I can still remember riding Metro’s 780 bus –from Vermont and Prospect–all the way to Pasadena City College–with my notebooks in hand, as I mused about the world I viewed through the windows. Still a teenager at the time, in true L.A. fashion I’d always take the seat all the way in the back-corner, right next to the windows where I could see nearly everything and everyone in front of me.
I started college in the city of Pasadena in the Fall of 2008, or the same year that Barack Obama would be elected to the office of the President of the United States.
It was a radically different time for me, and all I could wonder about through the days on the bus was just how much of the rest of the world was changing too. Somehow, I felt right at the center of this change, or at least near the center of something monumental, and I valued that feeling. It’s the reason why I wrote.
I never felt excluded, nor unheard, so long as I had the page to hear my voice and the pen to lift my words onto that page. I also didn’t mind very much being rather alone in this, either.
It didn’t strike me very much, if at all, for example, that I’d find myself as the only person on the bus scribbling away at a notebook. I also didn’t find it odd to spend whole evenings on the third floor of Pasadena’s Shatford Library, even if it meant I’d get to the bus stop just before 10:00 PM.
It all came to me very naturally as I made my way between what were two very different cities to me at the time.
In the evenings on the bus the stillness of nights lit up by the stars and streetlights above made for dazzling visions to take into my dreams.
In the daytime on the bus, the bands of pigeons making their way through the clouds as people crisscrossed the crosswalks made it clear that we were all in it together, separated only by whims of time and space.
Construction in the city was something we’d all have to deal with on our respective commutes as well.

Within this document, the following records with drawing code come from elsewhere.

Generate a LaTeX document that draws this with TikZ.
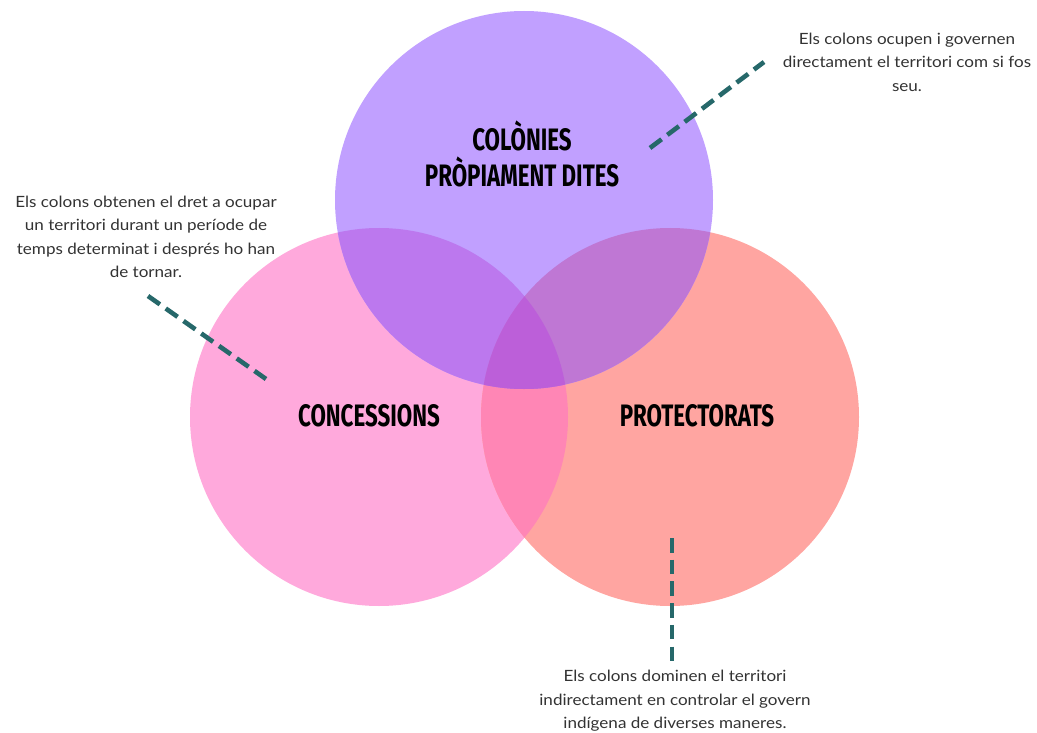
\documentclass[tikz,border=0pt]{standalone}
\usepackage{fontspec}
\setmainfont[FakeStretch=1.1]{Lato}
\newfontfamily\titlefont[FakeStretch=0.72]{Fira Sans}
\definecolor{cpur}{HTML}{C1A0FF}
\definecolor{cpink}{HTML}{FFA9DC}
\definecolor{csal}{HTML}{FFA5A1}
\definecolor{cpurpink}{HTML}{BC78EE}
\definecolor{cpursal}{HTML}{BF77D4}
\definecolor{cpinksal}{HTML}{FF86B5}
\definecolor{call}{HTML}{BC5FD9}
\definecolor{cdash}{HTML}{26686A}
\definecolor{ctext}{HTML}{333333}
\begin{document}
\begin{tikzpicture}[x=1pt,y=-1pt,
  title/.style={font=\titlefont\bfseries\fontsize{31}{35.5}\selectfont, align=center, text=black, inner sep=0},
  note/.style={font=\fontsize{15.5}{23.5}\selectfont, align=center, text=ctext, inner sep=0},
  leader/.style={draw=cdash, line width=4.6pt, dash pattern=on 14.5pt off 7.2pt}]
\useasboundingbox (0,0) rectangle (1037,733);
\fill[white] (0,0) rectangle (1037,733);
\def\purc{(524,200) circle (189)}
\def\pinkc{(379,417) circle (189)}
\def\salc{(670,417) circle (189)}
\fill[cpink] \pinkc;
\fill[csal] \salc;
\fill[cpur] \purc;
\begin{scope}\clip \pinkc; \fill[cpinksal] \salc; \end{scope}
\begin{scope}\clip \pinkc; \fill[cpurpink] \purc; \end{scope}
\begin{scope}\clip \salc; \fill[cpursal] \purc; \end{scope}
\begin{scope}\clip \pinkc; \clip \salc; \fill[call] \purc; \end{scope}

\node[title] (tcol) at (522,154) {COLÒNIES\\PRÒPIAMENT DITES};
\node[title] (tcon) at (369,416) {CONCESSIONS};
\node[title] (tpro) at (697,416) {PROTECTORATS};

\node[note] (n1) at (907,62) {Els colons ocupen i governen\\directament el territori com si fos\\seu.};
\node[note] (n2) at (146,237) {Els colons obtenen el dret a ocupar\\un territori durant un període de\\temps determinat i després ho han\\de tornar.};
\node[note] (n3) at (675,701) {Els colons dominen el territori\\indirectament en controlar el govern\\indígena de diverses maneres.};

\coordinate (a1) at (650,148); \coordinate (a2) at (764,62);
\coordinate (b1) at (148,296); \coordinate (b2) at (266,379);
\coordinate (c1) at (672,538); \coordinate (c2) at (672,661);
\draw[leader] (a1) -- (a2);
\draw[leader] (b1) -- (b2);
\draw[leader] (c1) -- (c2);
\end{tikzpicture}
\end{document}
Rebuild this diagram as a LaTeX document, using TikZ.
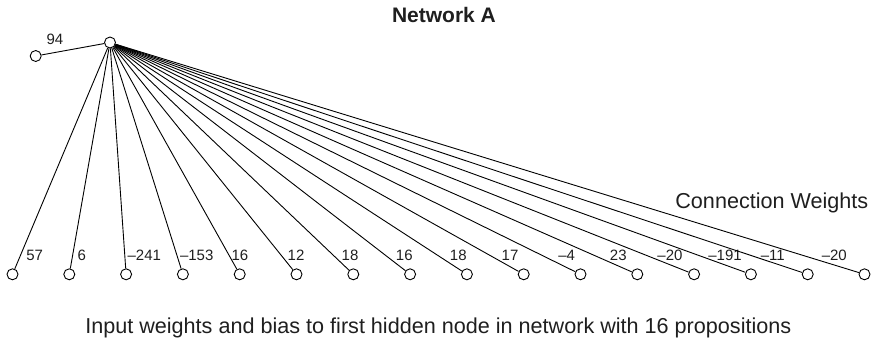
\documentclass[tikz,border=0pt]{standalone}
\usepackage{fontspec}
\setmainfont{Liberation Sans}
\begin{document}
\begin{tikzpicture}[x=1pt,y=-1pt,
  every node/.style={text=black!88},
  unit/.style={circle,draw,fill=white,line width=0.9pt,minimum size=11pt,inner sep=0pt},
  wlabel/.style={anchor=base,inner sep=0pt,font=\fontsize{15}{18}\selectfont},
  link/.style={line width=0.9pt},
  bigtext/.style={inner sep=0pt,font=\fontsize{21.6}{25}\selectfont}]
\useasboundingbox (0,0) rectangle (876,343);

% title
\node[inner sep=0pt,font=\fontsize{21}{25}\selectfont\bfseries,anchor=base] (title) at (444,22.5) {Network A};

% hidden node and its bias
\node[unit] (h) at (110,42.5) {};
\node[unit] (b) at (35.7,56) {};
\node[wlabel] (bw) at (55,44) {94};
\draw[link] (b) -- (h);

% input units, links and weights
\foreach \i/\w/\lx in {0/57/34.7, 1/6/81.7, 2/\textendash241/144.3, 3/\textendash153/196.7,
  4/16/240, 5/12/296, 6/18/350, 7/16/404.3, 8/18/458.3, 9/17/510,
  10/\textendash4/566.7, 11/23/618.3, 12/\textendash20/670, 13/\textendash191/725,
  14/\textendash11/772.7, 15/\textendash20/834.3} {
  \node[unit] (i\i) at ({12.5+56.8*\i},274.3) {};
  \draw[link] (h) -- (i\i);
  \node[wlabel] (w\i) at (\lx,260) {\w};
}

\node[bigtext,anchor=base east] (cw) at (868.5,208) {Connection Weights};

\node[bigtext,anchor=base] (cap) at (438.3,333) {Input weights and bias to first hidden node in network with 16 propositions};
\end{tikzpicture}
\end{document}
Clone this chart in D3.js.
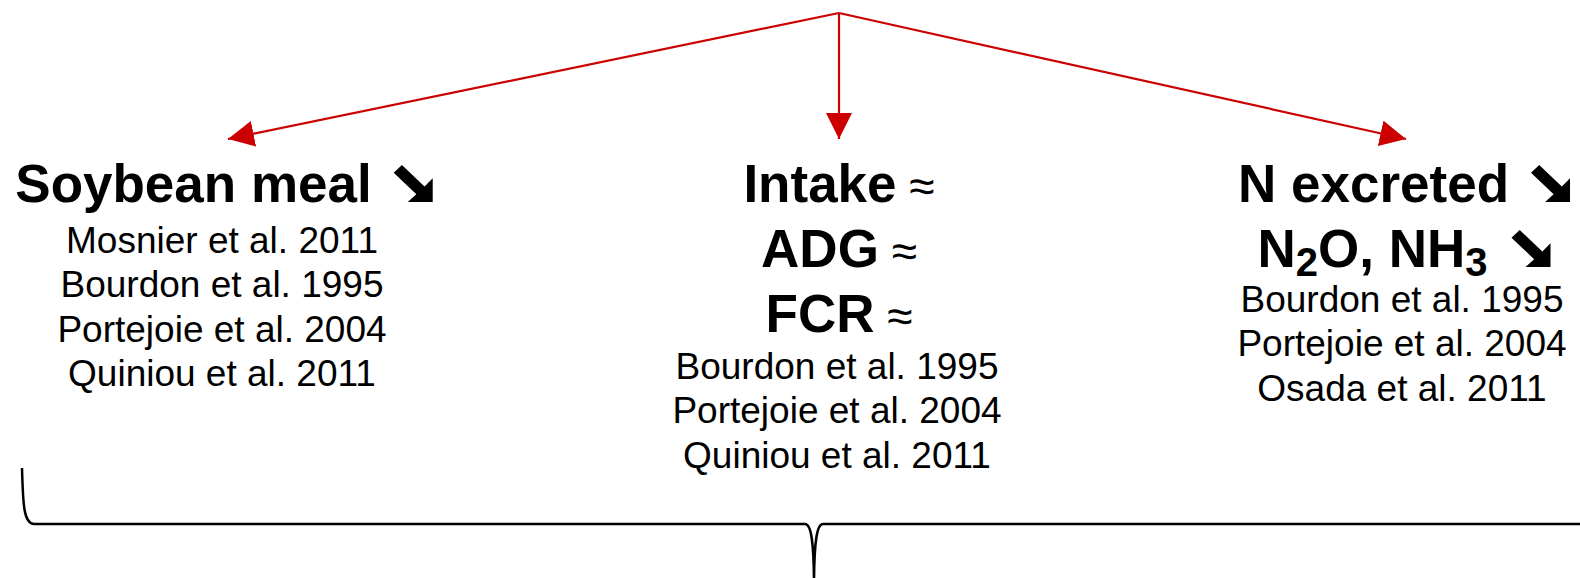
<!DOCTYPE html>
<html>
<head>
<meta charset="utf-8">
<script src="https://cdn.jsdelivr.net/npm/d3@7"></script>
<style>
  body { margin: 0; background: #fff; }
  svg { display: block; }
  .head { font-family: "Liberation Sans", Arial, sans-serif; font-weight: bold; font-size: 53px; fill: #000; }
  .ref { font-family: "Liberation Sans", Arial, sans-serif; font-size: 37px; fill: #000; }
  .sym-same { font-family: "Liberation Sans", Arial, sans-serif; font-weight: normal; font-size: 46px; }
</style>
</head>
<body>
<script>

// columns of the diagram
const columnIds = ['soy', 'perf', 'nitrogen']

// bold headings: each is a list of [text, isSubscript] pieces plus a trend
const soyHeads = [
  { parts: [['Soybean meal', false]], trend: 'down' }
]
const perfHeads = [
  { parts: [['Intake', false]], trend: 'same' },
  { parts: [['ADG', false]], trend: 'same' },
  { parts: [['FCR', false]], trend: 'same' }
]
const nHeads = [
  { parts: [['N excreted', false]], trend: 'down' },
  { parts: [['N', false], ['2', true], ['O, NH', false], ['3', true]], trend: 'down' }
]

// references under each heading
const soyRefs = ['Mosnier et al. 2011', 'Bourdon et al. 1995', 'Portejoie et al. 2004', 'Quiniou et al. 2011']
const perfRefs = ['Bourdon et al. 1995', 'Portejoie et al. 2004', 'Quiniou et al. 2011']
const nRefs = ['Bourdon et al. 1995', 'Portejoie et al. 2004', 'Osada et al. 2011']

const w = 1580
const h = 578

const headTop = 202
const headStep = 65
const refStep = 44.3
const redColor = '#cc0000'

// heavy south-east arrow glyph, drawn in a unit box
const symW = 39
const symH = 37
const symGap = 22
const downArrow = [[0, 0.21], [0.21, 0], [0.79, 0.58], [1, 0.36], [1, 1], [0.36, 1], [0.58, 0.79]]

const colX = d3.scaleOrdinal()
  .domain(columnIds)
  .range([224, 839, 1404])

const columns = [
  { id: 'soy', heads: soyHeads, refs: soyRefs, refTop: 253, refShift: -2 },
  { id: 'perf', heads: perfHeads, refs: perfRefs, refTop: 379, refShift: -2 },
  { id: 'nitrogen', heads: nHeads, refs: nRefs, refTop: 312, refShift: -2 }
]

const svg = d3.select('body')
  .append('svg')
  .attr('width', w)
  .attr('height', h)

const defs = svg.append('defs')
defs.append('marker')
  .attr('id', 'head')
  .attr('viewBox', '0 0 26 26')
  .attr('refX', 26)
  .attr('refY', 13)
  .attr('markerWidth', 26)
  .attr('markerHeight', 26)
  .attr('markerUnits', 'userSpaceOnUse')
  .attr('orient', 'auto')
  .append('path')
  .attr('d', 'M0,0 L26,13 L0,26 Z')
  .attr('fill', redColor)

// red arrows from the apex down to each column
const apex = [839, 13]
const arrowTipY = 139

svg.selectAll('.arrow')
  .data(columnIds)
  .enter()
  .append('line')
  .attr('class', 'arrow')
  .attr('x1', apex[0])
  .attr('y1', apex[1])
  .attr('x2', (d) => colX(d) + (d === 'soy' ? 4 : d === 'nitrogen' ? 2 : 0))
  .attr('y2', arrowTipY)
  .attr('stroke', redColor)
  .attr('stroke-width', 2.2)
  .attr('marker-end', 'url(#head)')

const sx = d3.scaleLinear().domain([0, 1]).range([0, symW])
const sy = d3.scaleLinear().domain([0, 1]).range([-symH, 0])
const arrowLine = d3.line().x((p) => sx(p[0])).y((p) => sy(p[1]))

// column text
const col = svg.selectAll('.col')
  .data(columns)
  .enter()
  .append('g')
  .attr('class', 'col')
  .attr('transform', (d) => `translate(${colX(d.id)},0)`)

col.each(function(c) {
  const g = d3.select(this)

  c.heads.forEach((d, i) => {
    const y = headTop + i * headStep
    const t = g.append('text')
      .attr('class', 'head')
      .attr('y', y)
    let shifted = false
    d.parts.forEach(([txt, sub]) => {
      const span = t.append('tspan').text(txt)
      if (sub) {
        span.attr('dy', 9).style('font-size', '40px')
        shifted = true
      } else if (shifted) {
        span.attr('dy', -9)
        shifted = false
      }
    })
    if (d.trend === 'same') {
      const sym = t.append('tspan')
        .attr('class', 'sym-same')
        .text(' \u2248')
      if (shifted) sym.attr('dy', -9)
      t.attr('text-anchor', 'middle')
    } else {
      const tw = t.node().getComputedTextLength()
      const gap = shifted ? symGap + 2 : symGap
      const total = tw + gap + symW
      const x0 = -total / 2
      t.attr('text-anchor', 'start').attr('x', x0)
      g.append('path')
        .attr('transform', `translate(${x0 + tw + gap},${y})`)
        .attr('d', arrowLine(downArrow) + 'Z')
        .attr('fill', '#000')
    }
  })

  g.selectAll('.ref')
    .data(c.refs)
    .enter()
    .append('text')
    .attr('class', 'ref')
    .attr('text-anchor', 'middle')
    .attr('x', c.refShift)
    .attr('y', (d, i) => c.refTop + i * refStep)
    .text((d) => d)
})

// curly brace at the bottom
const braceY = 524
const braceMid = 814
const braceLeft = [22, 468]

const brace = d3.path()
brace.moveTo(braceLeft[0], braceLeft[1])
brace.bezierCurveTo(23, 500, 23, braceY, 34, braceY)
brace.lineTo(braceMid - 9, braceY)
brace.bezierCurveTo(braceMid - 3, braceY, braceMid, 540, braceMid, h + 10)
brace.moveTo(w + 10, braceY)
brace.lineTo(braceMid + 9, braceY)
brace.bezierCurveTo(braceMid + 3, braceY, braceMid, 540, braceMid, h + 10)

svg.append('path')
  .attr('d', brace.toString())
  .attr('fill', 'none')
  .attr('stroke', '#000')
  .attr('stroke-width', 2.5)

</script>
</body>
</html>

One way or another, something was always being built.
And I always cared about these particulars of Los Angeles, seated quietly inside its buses, absorbing its landscape through the boulevards, one street after the next on the way back to or from ‘the pueblo’, long before it was the pueblo.
I’ve shared the days and nights with Los Angeles on the bus in sequences like these for nearly ten years now, and still do. But I wonder just how many people my eyes have actually seen through all of the rides I’ve taken, and just where they all might be now. I imagine most of them are still in Los Angeles like myself, as a result of the blink of an eye that time tends to be for most of us, but only the skies know.
As interestingly, while as a seventeen or eighteen year old I didn’t think that to care about L.A and the state of the world meant it’s where my mind would be dedicated going forward, it’s now clear to me that that’s exactly where I am.
I’ve seen more than just Los Angeles and Pasadena, however, in the ten years since I first boarded Metro’s 780 and 180 buses to and fro between the two.
Since 2008, I’ve also been to Seattle, to Washington D.C., to Las Vegas, Phoenix, and New York, as well to Miami and also Chicago.
Through the Golden State, I’ve been to Sacramento and San Francisco more times than I can count, and been to and lived in the wonderful city of Davis, and have been to Tahoe, Santa Cruz, Salinas, Watsonville, Oakland, Berkeley, Half-moon Bay, as well as Pleasanton, Chico, and San Jose.
Abroad, since 2008 I’ve been to Mexico three times, and seen various other cities and states on the American continent as a result; from Tijuana to Guadalajara, to Mexico City, to the city of Puebla in the state of Puebla, to Zacapoaxtla, to the City of Oaxaca, San Pedro Cajonos, the city of Ayutla, and more.
I’ve also been to El Salvador, to the heart in San Salvador, and to Soyapango, Santa Tecla, San Jose Guayabal, and more.
And I’ve been to Guatemala. To the City of Guatemala, as well as to Tikal, and the adjacent city of Flores in Peten.
In 2017, I even made it to Japan. To the marvelous city of Tokyo and its various mini-cities or Japanese pueblos in Shibuya, Ginza, Harajuku, as well as in the historic Kyoto, the wonderful city of Osaka, and even the great city of Hiroshima too.
I’ve met many wonderful people through each of these trips, and am still in contact with many of them. Together, they form what Los Angeles and the world is to me today.
If some ten years ago on that 780 bus route someone had told me that I’d get to see all of these places and more, I can only imagine how curious I’d find that to be. Now, I’m only more curious about how the next ten years with The City and the world will unfold.
One thing is certain to me, however. The seats of L.A’s Metro buses–whether on the back-corner or elsewhere–are congenial places to write one’s thoughts out, to claim one’s dreams, and to imagine all the other places we can see and be a part of. Just as well, the city of Los Angeles is quite the city to write in. Together, these are the ‘Goldilocks conditions’ that have transported me across the world and which continue to do so.
So let’s keep writing, Los Angeles. That Metro bus is but a great place for it.